Luca Pacioli (Lucas de Burgo), son of Bartolomeo
Pacioli, belonged to a modest family of Sansepolcro,
a small commercial town in the Tiber valley about
forty miles north of Perugia. All we know of his early
life is that he was brought up by the Befolci family of
Sansepolcro. It has been suggested that he may have
received part of his early education in the atelier of his
older compatriot Piero della Francesca (1410-1492).

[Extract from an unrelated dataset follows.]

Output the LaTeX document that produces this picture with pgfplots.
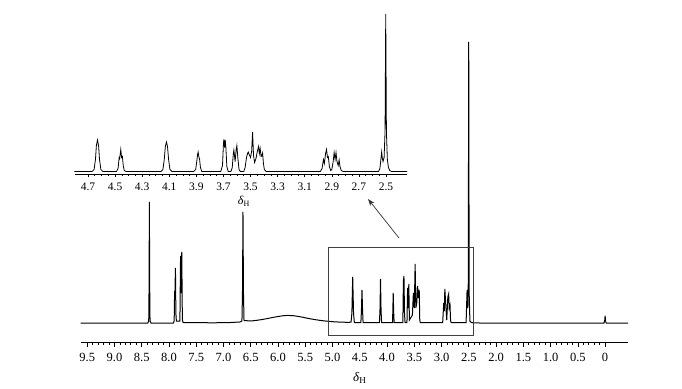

As a young man he entered the service of Antonio
Rompiansi, a Venetian merchant who lived in
the fashionable Giudecca district. Pacioli lived in
Rompiansi's house and helped to educate his three
sons. While doing so he studied mathematics under
Domenico Bragadino, who held classes in Venice,
probably at the school that the republic had established
near the Church of San Giovanni di Rialto for those
who did not want to go to Padua. The experience
Pacioli gained in Rompiansi's business and the knowledge
he gathered at Bragadino's school prompted him
to write his works on arithmetic, the first of which he
dedicated to the Rompiansi brothers in 1470. Their
father was dead by then and Pacioli's employment
probably had ended. He then stayed for several months
in Rome as the guest of the architect Leone Battista
Alberti.
Sometime between 1470 and 1477 Pacioli was
ordained as a friar in the Franciscan order in fulfillment
of a vow. After completing his theological studies
he began a life of peregrination, teaching mathematics
in various cities of Italy. From 1477 to 1480 he gave
lessons in arithmetic at the University of Perugia and
wrote a treatise on arithmetic for the benefit of his
students (1478). In 1481 he was in Zara (now Zadar,
Yugoslavia), then under Venetian rule, where he wrote
another work on arithmetic. After teaching mathematics
successively at the universities of Perugia,
Naples, and Rome in 1487-1489, Pacioli returned to
Sansepolcro. In 1494 his major work, Summa de
arithmetica, geometria, proportioni et proportionalita,
was ready for the publisher and he went to Venice to
supervise the printing. He dedicated the book to the
young duke of Urbino, Guidobaldo da Montefeltro
(1472-1508), who, it is believed, was his pupil. The
dedicatory letter suggests that Pacioli had been closely
associated with the court of Urbino. This is confirmed
by the altarpiece painted by Piero della Francesca for
the Church of San Bernardino in Urbino (now in
Milan), in which the figure of St. Peter the Martyr is
portrayed by Pacioli. The painting shows Duke
Federigo (Guidobaldo's father) praying before the
Virgin and Child surrounded by angels and saints. A
painting by Jacopo de' Barbari in the Naples Museum
shows Pacioli demonstrating a lesson in geometry to
Guidobaldo.
In 1497 Pacioli was invited to the court of Ludovico
Sforza, duke of Milan, to teach mathematics. Here he
met Leonardo da Vinci, who was already in Sforza's
employment. That Leonardo consulted Pacioli on
matters relating to mathematics is evident from entries
in Leonardo's notebooks. The first part of Pacioli's
Divina proportione was composed at Milan during
1496-1497, and it was Leonardo who drew the figures
of the solid bodies for it. Their stay in Milan ended in
1499 with the entry of the French army and the
consequent capture of Sforza. Journeying through
Mantua and Venice, they arrived in Florence, where
they shared quarters. Leonardo's stay in Florence,
which lasted until the middle of 1506, was interrupted
by a short period in the service of Cesare Borgia.